Les principales caractéristiques des articles traitant des violences faites aux femmes Une analyse globale peu présente. Ces violences ne sont pas replacées dans le contexte plus global des inégalités femmes-hommes. Il est rarement fait usage d’images d’archives, de témoignages a posteriori, d’éléments d’explication par des experts ou expertes, ou de campagnes de prévention contre les violences, permettant d’avoir une perspective plus large des violences faites aux femmes. La justification sociale du passage à l’acte. L’agresseur est souvent excusé car « il était obsédé », « amoureux », crime passionnel, etc. Présentation de l’agresseur comme un monstre ou un psychopathe ignore le caractère systémique de la violence de genre. L’apparition des articles dans la rubrique “fait divers” plutôt que la rubrique “société”. Les experts et expertes agissent afin qu’ils soient intégrés à la section “Politique”. L’utilisation des propos de l’agresseur pour en faire un titre : noir sur blanc et en gros caractères. Présentation brute de la version de l’homme violent sur les événements.

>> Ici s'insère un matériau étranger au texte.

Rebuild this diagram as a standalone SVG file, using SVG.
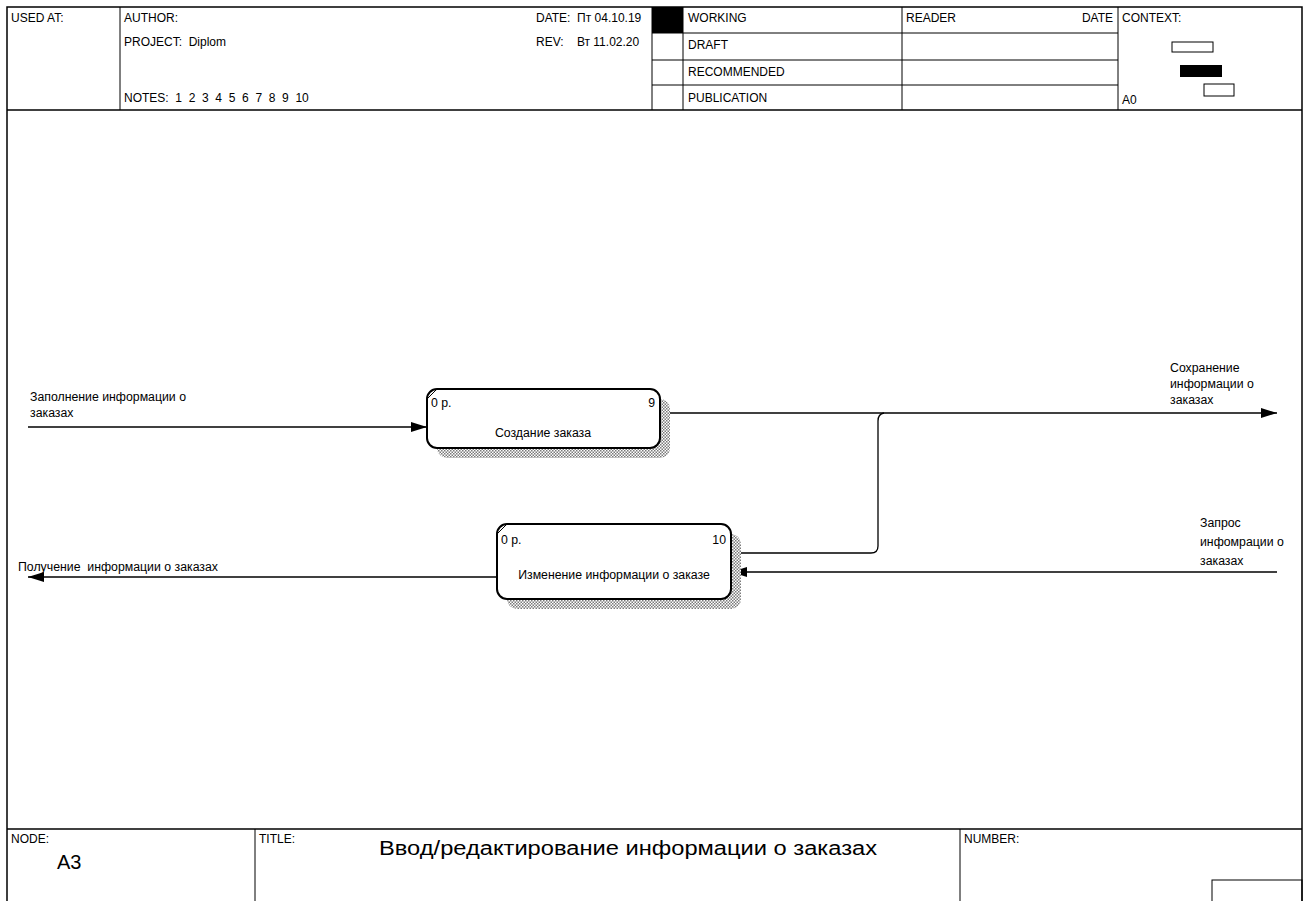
<svg xmlns="http://www.w3.org/2000/svg" width="1306" height="901" viewBox="0 0 1306 901">
<style>
text{font-family:"Liberation Sans",Arial,sans-serif;fill:#000;white-space:pre}
.h{font-size:12px}
.l{font-size:12.3px}
.f{fill:none;stroke:#000;stroke-width:1.5}
.t{fill:none;stroke:#000;stroke-width:1}
.box{fill:#fff;stroke:#000;stroke-width:2}
.sh{fill:url(#hatch);stroke:none}
.c{fill:none;stroke:#000;stroke-width:1.3}
</style>
<defs>
<pattern id="hatch" width="3" height="3" patternUnits="userSpaceOnUse">
<rect width="3" height="3" fill="#fff"/>
<rect width="1.5" height="1.5" fill="#7a7a7a"/>
<rect x="1.5" y="1.5" width="1.5" height="1.5" fill="#7a7a7a"/>
</pattern>
<marker id="ah" viewBox="0 0 16 10" refX="16" refY="5" markerWidth="16" markerHeight="10" markerUnits="userSpaceOnUse" orient="auto">
<path d="M0,0 L16,5 L0,10 Z" fill="#000"/>
</marker>
</defs>
<rect width="1306" height="901" fill="#fff"/>
<g id="frame">
<path class="f" d="M7,910 V7 H1302 V910"/>
<line class="f" x1="7" y1="110" x2="1302" y2="110"/>
<line class="t" x1="120" y1="7" x2="120" y2="110"/>
<line class="t" x1="652" y1="7" x2="652" y2="110"/>
<line class="t" x1="683" y1="7" x2="683" y2="110"/>
<line class="t" x1="902" y1="7" x2="902" y2="110"/>
<line class="t" x1="1118" y1="7" x2="1118" y2="110"/>
<line class="t" x1="652" y1="33" x2="1118" y2="33"/>
<line class="t" x1="652" y1="60" x2="1118" y2="60"/>
<line class="t" x1="652" y1="85" x2="1118" y2="85"/>
<rect x="652" y="7" width="31" height="26" fill="#000"/>
<text class="h" x="11" y="22">USED AT:</text>
<text class="h" x="124" y="22">AUTHOR:</text>
<text class="h" x="124" y="46">PROJECT:  Diplom</text>
<text class="h" x="124" y="102">NOTES:  1  2  3  4  5  6  7  8  9  10</text>
<text class="h" x="536" y="22">DATE:  Пт 04.10.19</text>
<text class="h" x="536" y="46">REV:    Вт 11.02.20</text>
<text class="h" x="688" y="22">WORKING</text>
<text class="h" x="688" y="49">DRAFT</text>
<text class="h" x="688" y="76">RECOMMENDED</text>
<text class="h" x="688" y="102">PUBLICATION</text>
<text class="h" x="906" y="22">READER</text>
<text class="h" x="1113" y="22" text-anchor="end">DATE</text>
<text class="h" x="1122" y="22">CONTEXT:</text>
<text class="h" x="1122" y="104">A0</text>
<rect x="1172" y="42" width="41" height="10" class="t"/>
<rect x="1180" y="65" width="42" height="12" fill="#000"/>
<rect x="1204" y="84" width="30" height="12" class="t"/>
<line class="f" x1="7" y1="829" x2="1302" y2="829"/>
<line class="t" x1="255" y1="829" x2="255" y2="901"/>
<line class="t" x1="960" y1="829" x2="960" y2="901"/>
<rect x="1212" y="880" width="90" height="30" class="t"/>
<text class="h" x="11" y="843">NODE:</text>
<text class="h" x="259" y="843">TITLE:</text>
<text class="h" x="964" y="843">NUMBER:</text>
<text x="379" y="855" font-size="20" textLength="498" lengthAdjust="spacingAndGlyphs">Ввод/редактирование информации о заказах</text>
<text x="57" y="869" font-size="20">A3</text>
</g>
<g id="connectors">
<line class="c" x1="28" y1="427" x2="427" y2="427" marker-end="url(#ah)"/>
<text class="l" x="30" y="401">Заполнение информации о</text>
<text class="l" x="30" y="417">заказах</text>
<line class="c" x1="660" y1="413" x2="1277" y2="413" marker-end="url(#ah)"/>
<text class="l" x="1170" y="372">Сохранение</text>
<text class="l" x="1170" y="388">информации о</text>
<text class="l" x="1170" y="404">заказах</text>
<path class="c" d="M731,553 H871 Q878,553 878,546 V421 Q878,414 884,413"/>
<line class="c" x1="1277" y1="572" x2="731" y2="572" marker-end="url(#ah)"/>
<text class="l" x="1200" y="527">Запрос</text>
<text class="l" x="1200" y="546">инфомрации о</text>
<text class="l" x="1200" y="565">заказах</text>
<line class="c" x1="497" y1="577" x2="28" y2="577" marker-end="url(#ah)"/>
<text class="l" x="18" y="571">Получение  информации о заказах</text>
</g>
<g id="node-9">
<rect class="sh" x="437" y="399" width="233" height="59" rx="10"/>
<rect class="box" x="427" y="389" width="233" height="59" rx="10"/>
<line class="t" x1="428" y1="398" x2="436" y2="390"/>
<text class="l" x="431" y="407">0 р.</text>
<text class="l" x="655" y="407" text-anchor="end">9</text>
<text class="l" x="543" y="437" text-anchor="middle">Создание заказа</text>
</g>
<g id="node-10">
<rect class="sh" x="507" y="534" width="234" height="75" rx="10"/>
<rect class="box" x="497" y="524" width="234" height="75" rx="10"/>
<line class="t" x1="498" y1="533" x2="506" y2="525"/>
<text class="l" x="501" y="544">0 р.</text>
<text class="l" x="726" y="544" text-anchor="end">10</text>
<text class="l" x="614" y="579" text-anchor="middle">Изменение информации о заказе</text>
</g>
</svg>
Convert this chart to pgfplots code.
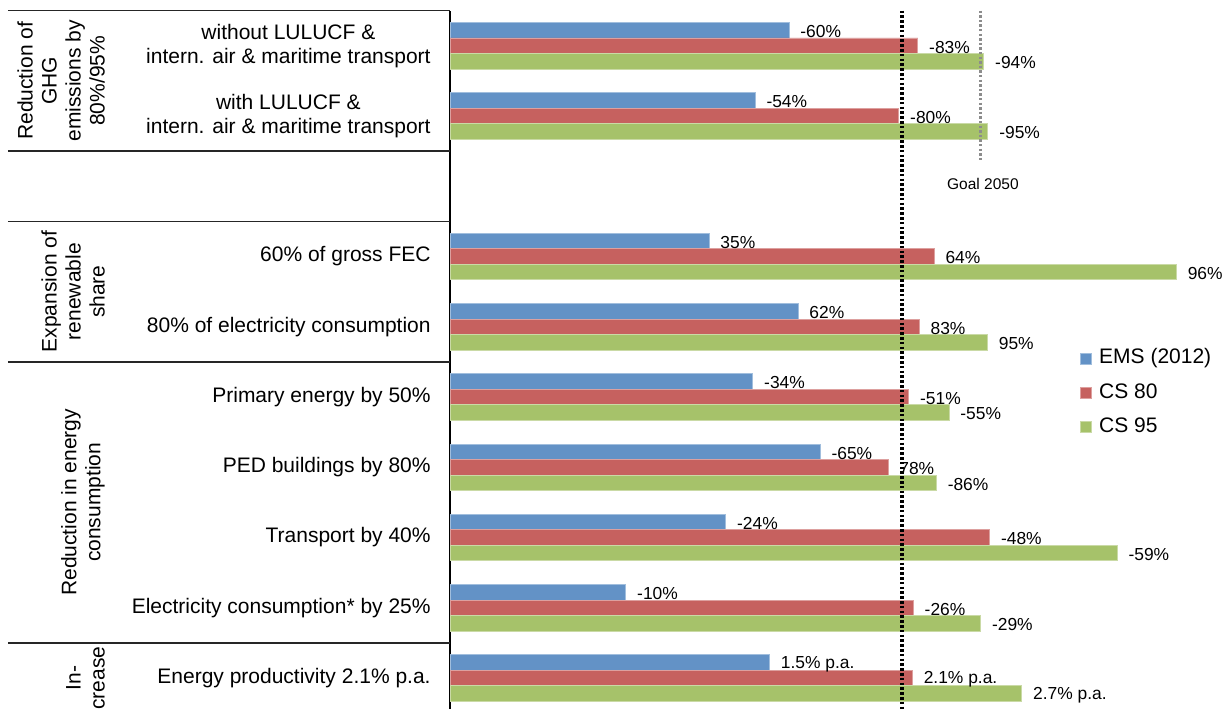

Les principaux obstacles à la prévention par les professionnels : - l’intérêt économique des grands groupes actionnaires majoritaires des rédactions vise plus généralement le maintien des rôles traditionnels et des valeurs dominantes dans la société - le manque de sensibilisation et de formation de la profession - le processus de production de l’information amène souvent les journalistes à reproduire des dépêches d’agence ou à rédiger des brèves sans re-contextualiser les évènements ni multiplier les sources.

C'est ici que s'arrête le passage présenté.